Towards Robust Algorithms for Surgical Phase Recognition via Digital Twin Representation

TL;DR

The paper addresses the fragility of surgical phase recognition (SPR) models under domain shifts and corruptions by introducing a digital twin (DT) representation that decouples low-level visual processing from high-level SPR. It combines SAM2 segmentation and DepthAnything depth estimation to build DT tokens that replace raw video inputs in a SurgFormer-based SPR backbone (DT Former). The authors demonstrate enhanced robustness on corrupted and out-of-distribution data (e.g., CRCD and a robotic dVRK dataset) and show additional gains when using DT representations as augmentation to raw inputs.
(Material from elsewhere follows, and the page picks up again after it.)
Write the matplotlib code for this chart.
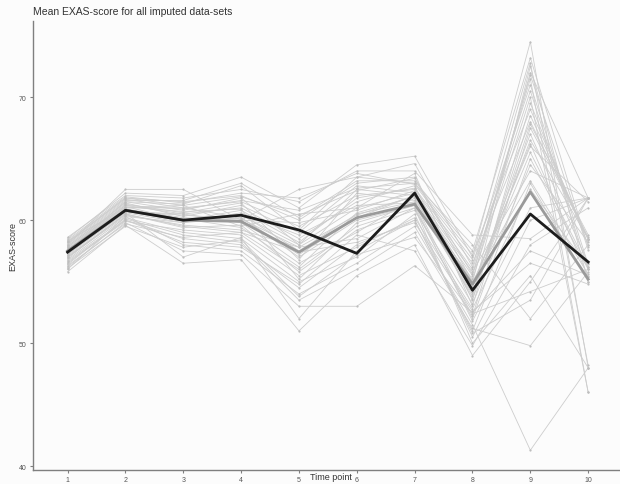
import matplotlib
matplotlib.use("Agg")
import matplotlib.pyplot as plt

plt.rcParams["font.family"] = ["Liberation Sans", "DejaVu Sans"]

time_points = [1, 2, 3, 4, 5, 6, 7, 8, 9, 10]

# mean EXAS-score per time point, one row per imputed data-set
imputed = [
    [57.8, 61.2, 60.5, 61.0, 58.5, 61.5, 62.8, 53.5, 68.5, 58.5],
    [58.2, 61.8, 61.5, 62.0, 60.0, 63.0, 63.5, 55.0, 72.0, 61.8],
    [57.0, 60.5, 59.5, 59.0, 56.0, 59.5, 61.0, 52.0, 65.0, 56.0],
    [56.5, 60.0, 58.5, 58.0, 54.5, 58.0, 60.0, 51.0, 63.0, 55.0],
    [58.5, 62.2, 62.0, 63.5, 61.0, 64.5, 65.2, 57.0, 74.5, 48.0],
    [57.3, 60.8, 60.0, 60.5, 57.5, 60.5, 61.5, 54.0, 66.5, 58.5],
    [55.8, 59.6, 56.5, 56.8, 51.0, 55.5, 58.0, 49.0, 55.0, 61.8],
    [57.6, 61.0, 61.0, 61.5, 59.5, 62.0, 62.5, 56.0, 70.5, 56.0],
    [58.0, 62.5, 62.5, 60.0, 62.5, 63.5, 63.0, 58.0, 52.0, 58.0],
    [56.8, 60.2, 59.0, 58.5, 55.0, 57.0, 60.5, 50.5, 60.0, 61.8],
    [57.5, 61.5, 60.8, 61.8, 58.0, 62.5, 62.0, 55.5, 71.5, 46.0],
    [56.2, 59.8, 57.5, 57.2, 53.0, 53.0, 56.3, 52.5, 57.5, 55.5],
    [58.3, 61.0, 61.2, 59.5, 60.5, 61.0, 63.8, 53.0, 69.5, 58.0],
    [57.2, 60.6, 59.8, 60.2, 57.0, 60.0, 61.2, 54.5, 67.0, 56.5],
    [56.0, 60.3, 58.0, 57.5, 54.0, 56.5, 59.5, 51.5, 41.3, 48.0],
    [57.9, 61.4, 60.3, 61.2, 59.0, 62.8, 62.2, 55.8, 64.0, 61.8],
    [57.4, 60.7, 60.5, 59.8, 56.5, 59.0, 61.8, 53.8, 72.5, 55.0],
    [58.6, 62.0, 61.8, 62.5, 61.5, 64.0, 64.0, 58.8, 58.5, 61.8],
    [56.6, 59.9, 59.2, 58.8, 55.5, 57.8, 60.2, 52.8, 62.5, 56.2],
    [57.7, 61.1, 60.0, 60.8, 58.2, 61.8, 62.6, 56.5, 68.0, 58.5],
    [57.1, 60.4, 59.6, 59.2, 57.8, 58.5, 61.0, 50.0, 55.5, 48.0],
    [58.1, 61.6, 61.6, 63.0, 60.2, 63.2, 63.2, 57.5, 73.2, 57.8],
    [56.4, 60.1, 58.8, 58.2, 53.5, 56.0, 59.0, 51.2, 49.8, 55.8],
    [57.6, 60.9, 60.2, 60.0, 59.8, 60.8, 62.4, 54.8, 66.0, 61.5],
    [57.9, 61.3, 60.6, 61.4, 56.8, 62.2, 61.6, 55.2, 70.0, 46.0],
    [56.9, 60.5, 59.4, 59.6, 55.8, 59.2, 60.8, 53.2, 64.5, 58.2],
    [58.4, 61.9, 61.4, 62.2, 61.8, 63.8, 62.9, 56.8, 71.0, 56.4],
    [57.3, 60.6, 57.0, 58.6, 52.0, 57.5, 60.0, 50.8, 53.5, 61.8],
    [57.0, 60.3, 59.8, 60.6, 58.8, 61.2, 61.4, 52.2, 67.5, 58.6],
    [58.2, 61.7, 61.0, 60.2, 57.2, 60.2, 62.0, 55.0, 63.2, 55.6],
    [56.7, 60.0, 58.2, 57.8, 54.8, 58.8, 57.5, 49.8, 58.0, 61.0],
    [57.8, 61.2, 60.9, 61.6, 60.8, 62.6, 63.0, 57.2, 69.0, 58.4],
    [57.5, 60.8, 60.1, 59.4, 56.2, 60.6, 61.9, 54.2, 65.5, 56.2],
    [56.3, 59.7, 58.6, 59.0, 57.4, 58.2, 59.8, 52.6, 56.5, 54.8],
    [58.0, 61.5, 61.3, 62.8, 59.2, 63.5, 64.6, 56.2, 72.8, 48.2],
    [57.2, 60.9, 59.9, 60.4, 58.0, 61.0, 62.2, 53.6, 67.8, 58.8],
    [57.6, 61.1, 60.7, 60.9, 55.2, 59.8, 61.2, 51.8, 61.0, 61.8],
    [56.1, 59.5, 57.8, 58.4, 53.8, 57.2, 58.6, 52.4, 54.2, 56.0],
    [58.3, 61.8, 61.2, 61.9, 60.4, 62.4, 63.4, 55.6, 71.8, 57.6],
    [57.4, 60.7, 60.4, 60.1, 57.8, 60.4, 62.0, 54.6, 66.2, 55.4],
]

pooled_mean = [57.5, 60.8, 60.0, 59.9, 57.4, 60.2, 61.3, 54.8, 62.3, 55.2]
observed_mean = [57.4, 60.8, 60.0, 60.4, 59.2, 57.3, 62.2, 54.3, 60.5, 56.6]

fig = plt.figure(figsize=(6.2, 4.85), dpi=100)
fig.patch.set_facecolor("#fcfcfc")
ax = fig.add_axes([0.053, 0.029, 0.947, 0.926])
ax.set_facecolor("#fcfcfc")

for row in imputed:
    ax.plot(time_points, row, color="#cdcdcd", linewidth=0.6,
            marker="o", markersize=1.6, markerfacecolor="#bdbdbd",
            markeredgewidth=0, zorder=1)

ax.plot(time_points, pooled_mean, color="#9a9a9a", linewidth=2.0, zorder=2)
ax.plot(time_points, observed_mean, color="#1c1c1c", linewidth=2.0, zorder=3)

ax.set_xlim(0.4, 10.55)
ax.set_ylim(39.7, 76.2)
ax.set_xticks(time_points)
ax.set_yticks([40, 50, 60, 70])

for side in ["top", "right"]:
    ax.spines[side].set_visible(False)
for side in ["left", "bottom"]:
    ax.spines[side].set_color("#7f7f7f")
    ax.spines[side].set_linewidth(1.0)
ax.tick_params(axis="both", colors="#7f7f7f", labelcolor="#555555",
               labelsize=5, length=2.5, width=0.8, pad=2)

ax.set_title("Mean EXAS-score for all imputed data-sets", loc="left",
             fontsize=7.5, color="#333333", pad=5)
ax.set_ylabel("EXAS-score", fontsize=6.5, color="#333333")
ax.yaxis.set_label_coords(-0.027, 0.5)
ax.set_xlabel("Time point", fontsize=6.5, color="#333333")
ax.xaxis.set_label_coords(0.507, -0.0155)
ax.xaxis.label.set_verticalalignment("center")

fig.savefig("out.png", dpi=100, facecolor=fig.get_facecolor())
This DT-driven approach offers a path toward more reliable, potentially interpretable SPR systems and could accelerate clinical translation by mitigating non-causal learning and improving generalization.

Abstract

Surgical phase recognition (SPR) is an integral component of surgical data science, enabling high-level surgical analysis. End-to-end trained neural networks that predict surgical phase directly from videos have shown excellent performance on benchmarks. However, these models struggle with robustness due to non-causal associations in the training set. Our goal is to improve model robustness to variations in the surgical videos by leveraging the digital twin (DT) paradigm -- an intermediary layer to separate high-level analysis (SPR) from low-level processing. As a proof of concept, we present a DT representation-based framework for SPR from videos. The framework employs vision foundation models with reliable low-level scene understanding to craft DT representation. We embed the DT representation in place of raw video inputs in the state-of-the-art SPR model. The framework is trained on the Cholec80 dataset and evaluated on out-of-distribution (OOD) and corrupted test samples. Contrary to the vulnerability of the baseline model, our framework demonstrates strong robustness on both OOD and corrupted samples, with a video-level accuracy of 80.3 on a highly corrupted Cholec80 test set, 67.9 on the challenging CRCD dataset, and 99.8 on an internal robotic surgery dataset, outperforming the baseline by 3.9, 16.8, and 90.9 respectively. We also find that using DT representation as an augmentation to the raw input can significantly improve model robustness. Our findings lend support to the thesis that DT representations are effective in enhancing model robustness. Future work will seek to improve the feature informativeness and incorporate interpretability for a more comprehensive framework.

Paper Structure

This paper contains 12 sections, 3 figures, 3 tables.

Figures (3)

  • Figure 1: Illustration of the DT paradigm. DT Paradigm demonstrates a clear seperation between low-level processing with high-level analysis based on DT representation
  • Figure 2: Illustration of the surgical phase recognition framework via DT representation.
  • Figure 3: Visual examples of the original and corrupted Cholec80 TwinandaSMMMP17endonet, CRCD koh2024crcd,and the robotics training dataset.